When a person died an ordinary death, not in battle, not in sacrifice, not in childbirth, their soul began the four-year journey through the nine levels of Mictlan. Xolotl in his dog form accompanied them through the first passage. The first obstacle was the crossing of the wide river Apanohuaia, the boundary between the living world and the dead. The river was dark and fast, and what moved beneath its surface was best left unnamed. No soul could cross alone.

Xolotl waited at the water's edge, recognizing those who had honored him in life and bearing them across on his back. Those who had mistreated dogs or failed to provide a canine companion for burial might wander the riverbank forever, unable to proceed, belonging neither to the living world nor to Mictlan.

The Dogs of the Dead

When a person died, the body was wrapped in cloth and equipped for the journey. Among the essential provisions was a dog, sometimes a living xoloitzcuintli sacrificed for the purpose, sometimes one fashioned from resin. But not any dog would serve. The Florentine Codex records that a white dog would refuse, claiming "I have already washed myself," and a black dog would refuse, saying "I have already stained myself." Only a tawny or red dog would enter the water and bear its burden faithfully.

These specifics shaped actual Aztec behavior: families raised tawny dogs throughout their lives, knowing that the companion who shared their hearth would one day share their crossing through the dark water. The xoloitzcuintli, the hairless dog breed whose name means "dog of Xolotl," was particularly sacred for this purpose.

The Sacrifice of the Gods

After Nanahuatzin threw himself into the divine fire and became the Fifth Sun, the new celestial body hung motionless in the sky, demanding the blood of the gods before he would move. Quetzalcoatl was appointed executioner and went among the assembled deities, cutting out the heart of each to feed the sun's hunger. One by one the gods submitted.

But when Quetzalcoatl came to Xolotl, his own twin fled. First Xolotl transformed into a double maize stalk, hiding among the corn in the fields. He was found and flushed from his hiding place. Then he transformed into a double maguey plant, the mexolotl, crouching among the agave. Again he was discovered. Finally, he plunged into the water and transformed into the axolotl, seeking refuge in the dark waters of the lake. Even there he was caught and sacrificed at last, his heart offered along with all the others to set the sun in motion.

His triple flight and triple transformation made him the last god to die.
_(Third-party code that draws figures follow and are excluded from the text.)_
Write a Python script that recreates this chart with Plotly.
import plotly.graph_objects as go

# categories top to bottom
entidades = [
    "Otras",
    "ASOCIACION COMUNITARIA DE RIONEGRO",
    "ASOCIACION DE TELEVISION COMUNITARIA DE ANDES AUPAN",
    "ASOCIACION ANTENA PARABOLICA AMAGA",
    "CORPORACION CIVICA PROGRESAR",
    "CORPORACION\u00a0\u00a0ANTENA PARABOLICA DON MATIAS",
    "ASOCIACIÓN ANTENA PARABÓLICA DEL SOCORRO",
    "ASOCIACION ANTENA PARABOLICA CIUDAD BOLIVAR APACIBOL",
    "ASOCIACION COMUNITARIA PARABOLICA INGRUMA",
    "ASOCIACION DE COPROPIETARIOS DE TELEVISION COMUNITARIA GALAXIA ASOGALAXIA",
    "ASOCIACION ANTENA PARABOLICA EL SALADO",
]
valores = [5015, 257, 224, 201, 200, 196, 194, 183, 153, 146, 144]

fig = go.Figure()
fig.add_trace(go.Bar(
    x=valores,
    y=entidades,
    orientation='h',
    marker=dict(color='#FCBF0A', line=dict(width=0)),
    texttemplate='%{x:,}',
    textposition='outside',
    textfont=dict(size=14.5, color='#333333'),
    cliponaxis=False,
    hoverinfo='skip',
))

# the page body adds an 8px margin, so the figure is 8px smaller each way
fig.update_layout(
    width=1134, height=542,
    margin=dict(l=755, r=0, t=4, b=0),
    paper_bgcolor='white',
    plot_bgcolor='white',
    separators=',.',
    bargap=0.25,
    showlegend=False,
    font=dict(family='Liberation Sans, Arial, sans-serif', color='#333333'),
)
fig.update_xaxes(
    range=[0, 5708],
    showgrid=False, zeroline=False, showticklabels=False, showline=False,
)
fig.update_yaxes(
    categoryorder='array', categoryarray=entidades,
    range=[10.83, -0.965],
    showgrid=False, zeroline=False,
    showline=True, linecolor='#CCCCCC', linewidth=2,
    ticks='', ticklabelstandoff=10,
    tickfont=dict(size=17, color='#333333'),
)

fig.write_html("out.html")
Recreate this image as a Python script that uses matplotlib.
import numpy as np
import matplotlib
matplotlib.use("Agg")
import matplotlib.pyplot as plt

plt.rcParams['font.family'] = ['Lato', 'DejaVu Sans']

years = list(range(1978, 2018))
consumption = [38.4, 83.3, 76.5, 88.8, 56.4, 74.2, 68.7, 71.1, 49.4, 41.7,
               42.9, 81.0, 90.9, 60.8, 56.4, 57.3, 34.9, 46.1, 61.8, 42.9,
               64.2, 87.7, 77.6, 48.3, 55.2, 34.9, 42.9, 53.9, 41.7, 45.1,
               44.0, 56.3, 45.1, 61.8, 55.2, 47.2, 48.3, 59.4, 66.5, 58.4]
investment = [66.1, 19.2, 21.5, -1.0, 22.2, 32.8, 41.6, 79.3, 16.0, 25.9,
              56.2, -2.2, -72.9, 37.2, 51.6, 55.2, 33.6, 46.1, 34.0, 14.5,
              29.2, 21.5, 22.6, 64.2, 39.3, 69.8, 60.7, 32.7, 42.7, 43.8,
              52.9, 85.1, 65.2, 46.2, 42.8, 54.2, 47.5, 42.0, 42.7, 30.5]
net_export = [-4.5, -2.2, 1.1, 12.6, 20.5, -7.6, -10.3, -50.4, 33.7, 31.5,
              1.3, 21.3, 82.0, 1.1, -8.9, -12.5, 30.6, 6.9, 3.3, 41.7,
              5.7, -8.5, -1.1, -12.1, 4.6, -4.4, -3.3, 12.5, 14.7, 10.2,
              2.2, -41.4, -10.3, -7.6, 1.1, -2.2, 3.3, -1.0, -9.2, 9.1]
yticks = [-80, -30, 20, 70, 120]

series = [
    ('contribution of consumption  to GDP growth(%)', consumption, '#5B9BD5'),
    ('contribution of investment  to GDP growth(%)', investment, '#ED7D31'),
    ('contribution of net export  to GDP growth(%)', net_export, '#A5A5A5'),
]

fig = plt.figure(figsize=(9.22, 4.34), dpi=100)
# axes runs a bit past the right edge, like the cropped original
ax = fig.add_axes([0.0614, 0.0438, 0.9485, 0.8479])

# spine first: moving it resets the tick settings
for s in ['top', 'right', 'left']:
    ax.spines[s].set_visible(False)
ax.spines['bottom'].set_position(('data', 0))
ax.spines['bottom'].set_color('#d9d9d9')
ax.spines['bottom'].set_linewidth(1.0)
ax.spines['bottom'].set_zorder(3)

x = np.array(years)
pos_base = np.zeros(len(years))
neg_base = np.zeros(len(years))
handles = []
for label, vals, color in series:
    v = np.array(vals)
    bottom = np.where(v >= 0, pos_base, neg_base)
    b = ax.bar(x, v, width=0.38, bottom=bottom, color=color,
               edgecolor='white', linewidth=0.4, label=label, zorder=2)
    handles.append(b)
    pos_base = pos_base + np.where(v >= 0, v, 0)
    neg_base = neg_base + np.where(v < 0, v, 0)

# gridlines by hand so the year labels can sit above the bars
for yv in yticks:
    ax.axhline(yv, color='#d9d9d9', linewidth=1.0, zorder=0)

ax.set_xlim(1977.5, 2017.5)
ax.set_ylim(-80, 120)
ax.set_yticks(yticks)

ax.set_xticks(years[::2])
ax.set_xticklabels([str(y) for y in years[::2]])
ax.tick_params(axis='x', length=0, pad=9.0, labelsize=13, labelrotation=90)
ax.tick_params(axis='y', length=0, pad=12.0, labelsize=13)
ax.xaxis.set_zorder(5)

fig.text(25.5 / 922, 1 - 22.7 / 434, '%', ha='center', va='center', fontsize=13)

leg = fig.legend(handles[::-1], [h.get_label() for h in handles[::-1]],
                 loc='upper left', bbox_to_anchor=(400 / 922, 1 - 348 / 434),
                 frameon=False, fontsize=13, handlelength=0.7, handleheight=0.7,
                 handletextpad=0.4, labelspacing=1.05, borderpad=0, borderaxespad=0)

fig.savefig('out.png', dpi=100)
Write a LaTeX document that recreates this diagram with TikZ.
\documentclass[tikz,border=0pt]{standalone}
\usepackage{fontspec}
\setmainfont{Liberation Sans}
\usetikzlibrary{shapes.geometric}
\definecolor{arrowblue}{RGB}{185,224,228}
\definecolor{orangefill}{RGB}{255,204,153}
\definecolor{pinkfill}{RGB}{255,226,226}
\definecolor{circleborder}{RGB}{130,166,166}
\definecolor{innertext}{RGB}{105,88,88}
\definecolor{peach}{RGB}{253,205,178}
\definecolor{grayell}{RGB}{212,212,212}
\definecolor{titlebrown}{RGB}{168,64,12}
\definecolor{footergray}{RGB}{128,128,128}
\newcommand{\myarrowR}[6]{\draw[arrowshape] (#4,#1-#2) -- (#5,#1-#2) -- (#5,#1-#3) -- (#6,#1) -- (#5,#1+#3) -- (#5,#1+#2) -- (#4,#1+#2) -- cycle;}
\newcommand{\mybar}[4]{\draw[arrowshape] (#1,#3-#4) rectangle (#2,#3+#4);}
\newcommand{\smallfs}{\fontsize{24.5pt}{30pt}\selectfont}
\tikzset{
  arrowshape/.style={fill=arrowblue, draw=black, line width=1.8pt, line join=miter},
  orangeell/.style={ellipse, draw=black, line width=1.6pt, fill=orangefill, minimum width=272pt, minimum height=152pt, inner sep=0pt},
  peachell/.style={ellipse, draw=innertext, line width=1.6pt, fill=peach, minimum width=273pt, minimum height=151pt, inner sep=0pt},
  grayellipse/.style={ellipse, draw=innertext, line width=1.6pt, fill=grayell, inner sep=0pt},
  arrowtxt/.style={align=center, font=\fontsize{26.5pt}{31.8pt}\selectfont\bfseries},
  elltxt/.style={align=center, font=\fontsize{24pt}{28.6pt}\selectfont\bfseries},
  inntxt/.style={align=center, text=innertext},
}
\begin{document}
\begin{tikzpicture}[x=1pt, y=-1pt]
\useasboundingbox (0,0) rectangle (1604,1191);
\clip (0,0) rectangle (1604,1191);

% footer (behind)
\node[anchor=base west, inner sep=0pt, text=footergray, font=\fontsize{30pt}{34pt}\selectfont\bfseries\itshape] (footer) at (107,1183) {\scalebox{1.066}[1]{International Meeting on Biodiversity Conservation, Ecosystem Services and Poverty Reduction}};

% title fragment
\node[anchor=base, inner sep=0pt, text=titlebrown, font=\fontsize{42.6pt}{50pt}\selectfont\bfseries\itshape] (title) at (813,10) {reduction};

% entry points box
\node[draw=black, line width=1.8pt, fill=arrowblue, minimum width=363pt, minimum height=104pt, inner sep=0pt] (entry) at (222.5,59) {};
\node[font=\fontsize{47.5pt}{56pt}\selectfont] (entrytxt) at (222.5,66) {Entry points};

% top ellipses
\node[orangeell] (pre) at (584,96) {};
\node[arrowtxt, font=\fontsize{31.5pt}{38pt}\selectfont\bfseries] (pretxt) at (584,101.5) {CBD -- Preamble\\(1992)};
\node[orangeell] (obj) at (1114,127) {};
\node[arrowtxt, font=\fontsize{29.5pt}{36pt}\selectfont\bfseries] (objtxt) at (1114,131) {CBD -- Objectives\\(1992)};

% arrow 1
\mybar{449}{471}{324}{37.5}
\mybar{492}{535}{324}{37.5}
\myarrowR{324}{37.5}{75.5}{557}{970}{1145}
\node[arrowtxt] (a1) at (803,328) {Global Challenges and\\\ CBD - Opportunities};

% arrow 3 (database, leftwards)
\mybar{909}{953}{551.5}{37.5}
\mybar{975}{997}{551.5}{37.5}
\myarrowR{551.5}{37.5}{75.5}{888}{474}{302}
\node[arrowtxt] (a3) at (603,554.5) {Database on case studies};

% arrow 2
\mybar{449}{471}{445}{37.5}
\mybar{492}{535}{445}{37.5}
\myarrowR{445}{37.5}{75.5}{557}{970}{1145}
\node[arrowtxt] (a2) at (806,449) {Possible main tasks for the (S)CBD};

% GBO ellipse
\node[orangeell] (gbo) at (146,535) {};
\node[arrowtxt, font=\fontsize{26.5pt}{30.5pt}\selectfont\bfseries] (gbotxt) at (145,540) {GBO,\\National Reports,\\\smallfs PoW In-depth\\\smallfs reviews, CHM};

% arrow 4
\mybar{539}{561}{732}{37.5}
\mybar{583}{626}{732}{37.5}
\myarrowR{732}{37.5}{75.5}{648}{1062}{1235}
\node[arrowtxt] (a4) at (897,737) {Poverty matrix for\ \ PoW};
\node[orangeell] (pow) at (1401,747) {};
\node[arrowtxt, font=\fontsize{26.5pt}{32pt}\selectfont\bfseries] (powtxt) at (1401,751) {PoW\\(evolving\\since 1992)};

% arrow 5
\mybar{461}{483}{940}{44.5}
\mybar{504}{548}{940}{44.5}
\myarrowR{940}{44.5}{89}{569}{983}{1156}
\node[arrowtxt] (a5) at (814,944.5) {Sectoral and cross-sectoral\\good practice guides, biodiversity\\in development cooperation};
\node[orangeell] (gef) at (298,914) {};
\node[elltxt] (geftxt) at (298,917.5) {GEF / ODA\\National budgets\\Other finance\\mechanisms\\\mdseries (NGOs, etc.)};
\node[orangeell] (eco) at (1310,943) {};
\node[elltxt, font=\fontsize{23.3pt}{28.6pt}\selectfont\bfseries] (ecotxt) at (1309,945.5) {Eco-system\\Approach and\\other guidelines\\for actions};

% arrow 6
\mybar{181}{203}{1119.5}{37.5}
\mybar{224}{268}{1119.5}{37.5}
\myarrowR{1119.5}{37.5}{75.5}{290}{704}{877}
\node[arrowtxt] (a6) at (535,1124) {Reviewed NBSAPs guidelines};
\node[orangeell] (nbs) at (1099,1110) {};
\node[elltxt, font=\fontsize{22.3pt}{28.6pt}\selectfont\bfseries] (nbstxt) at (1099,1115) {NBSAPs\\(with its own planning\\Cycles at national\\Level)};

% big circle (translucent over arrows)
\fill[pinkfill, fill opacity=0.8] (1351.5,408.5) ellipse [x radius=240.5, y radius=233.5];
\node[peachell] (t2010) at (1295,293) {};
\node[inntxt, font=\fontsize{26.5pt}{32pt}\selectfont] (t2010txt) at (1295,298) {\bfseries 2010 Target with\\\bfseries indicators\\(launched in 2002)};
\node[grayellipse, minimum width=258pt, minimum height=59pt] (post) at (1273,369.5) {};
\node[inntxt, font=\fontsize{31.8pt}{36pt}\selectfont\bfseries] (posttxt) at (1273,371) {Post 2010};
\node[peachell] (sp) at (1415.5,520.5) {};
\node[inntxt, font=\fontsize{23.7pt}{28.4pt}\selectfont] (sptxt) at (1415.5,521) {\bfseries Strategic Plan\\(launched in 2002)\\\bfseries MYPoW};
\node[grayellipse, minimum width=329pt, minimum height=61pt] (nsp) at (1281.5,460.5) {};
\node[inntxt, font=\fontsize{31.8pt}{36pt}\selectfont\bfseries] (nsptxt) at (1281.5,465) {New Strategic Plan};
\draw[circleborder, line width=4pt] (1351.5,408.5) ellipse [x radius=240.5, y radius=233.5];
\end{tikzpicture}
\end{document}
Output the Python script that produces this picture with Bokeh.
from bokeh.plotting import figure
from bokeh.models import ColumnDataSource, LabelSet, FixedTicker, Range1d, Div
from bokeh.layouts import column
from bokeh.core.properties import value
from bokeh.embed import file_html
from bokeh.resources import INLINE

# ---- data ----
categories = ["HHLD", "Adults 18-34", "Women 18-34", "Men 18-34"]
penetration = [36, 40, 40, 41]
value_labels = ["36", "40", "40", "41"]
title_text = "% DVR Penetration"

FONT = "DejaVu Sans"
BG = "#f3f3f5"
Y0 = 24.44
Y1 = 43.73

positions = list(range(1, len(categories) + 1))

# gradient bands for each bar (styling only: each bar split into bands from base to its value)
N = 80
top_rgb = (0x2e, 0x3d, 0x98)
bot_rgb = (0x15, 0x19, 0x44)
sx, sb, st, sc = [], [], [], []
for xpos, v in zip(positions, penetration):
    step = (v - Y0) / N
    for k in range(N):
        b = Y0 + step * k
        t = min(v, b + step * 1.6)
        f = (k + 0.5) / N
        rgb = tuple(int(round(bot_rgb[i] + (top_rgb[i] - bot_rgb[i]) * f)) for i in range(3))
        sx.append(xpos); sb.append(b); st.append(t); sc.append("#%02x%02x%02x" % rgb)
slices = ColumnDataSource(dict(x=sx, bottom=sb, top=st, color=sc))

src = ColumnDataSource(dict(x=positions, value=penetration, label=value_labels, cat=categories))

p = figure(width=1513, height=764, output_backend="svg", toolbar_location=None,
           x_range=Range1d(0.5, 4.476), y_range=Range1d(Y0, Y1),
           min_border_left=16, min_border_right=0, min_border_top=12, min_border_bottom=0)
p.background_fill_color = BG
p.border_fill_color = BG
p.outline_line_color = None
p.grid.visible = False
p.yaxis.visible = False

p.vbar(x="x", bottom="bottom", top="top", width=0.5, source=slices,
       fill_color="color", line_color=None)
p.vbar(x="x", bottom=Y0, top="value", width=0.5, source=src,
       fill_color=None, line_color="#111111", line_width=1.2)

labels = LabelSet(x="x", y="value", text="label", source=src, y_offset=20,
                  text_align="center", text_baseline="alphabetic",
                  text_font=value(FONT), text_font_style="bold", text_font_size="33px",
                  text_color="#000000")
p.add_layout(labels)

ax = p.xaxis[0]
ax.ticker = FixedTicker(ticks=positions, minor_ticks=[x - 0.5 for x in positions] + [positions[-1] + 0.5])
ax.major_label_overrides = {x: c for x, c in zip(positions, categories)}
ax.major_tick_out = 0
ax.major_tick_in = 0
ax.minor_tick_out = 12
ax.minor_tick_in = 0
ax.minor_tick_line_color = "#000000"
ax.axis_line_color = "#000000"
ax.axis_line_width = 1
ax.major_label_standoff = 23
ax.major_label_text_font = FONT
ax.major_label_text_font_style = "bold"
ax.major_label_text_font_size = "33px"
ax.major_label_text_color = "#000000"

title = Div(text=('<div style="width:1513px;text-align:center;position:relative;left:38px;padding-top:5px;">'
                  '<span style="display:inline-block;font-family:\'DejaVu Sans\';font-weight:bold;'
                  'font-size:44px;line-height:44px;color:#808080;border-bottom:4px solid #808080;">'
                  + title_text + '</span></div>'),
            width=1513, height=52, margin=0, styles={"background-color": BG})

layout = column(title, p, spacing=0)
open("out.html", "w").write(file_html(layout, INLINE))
Even among gods, death is terrifying.

The Axolotl

The axolotl salamander native to the lakes of the Valley of Mexico takes its name from Xolotl's final transformation, the form he took in his last desperate flight from sacrifice. The creature keeps its larval features throughout its adult life, external gills feathering in the water, forever caught between one state and another. It can regenerate lost limbs. The Aztecs understood it as the god's living remnant, still swimming in the lakes as proof that even a god's terror could leave a trace in the physical world.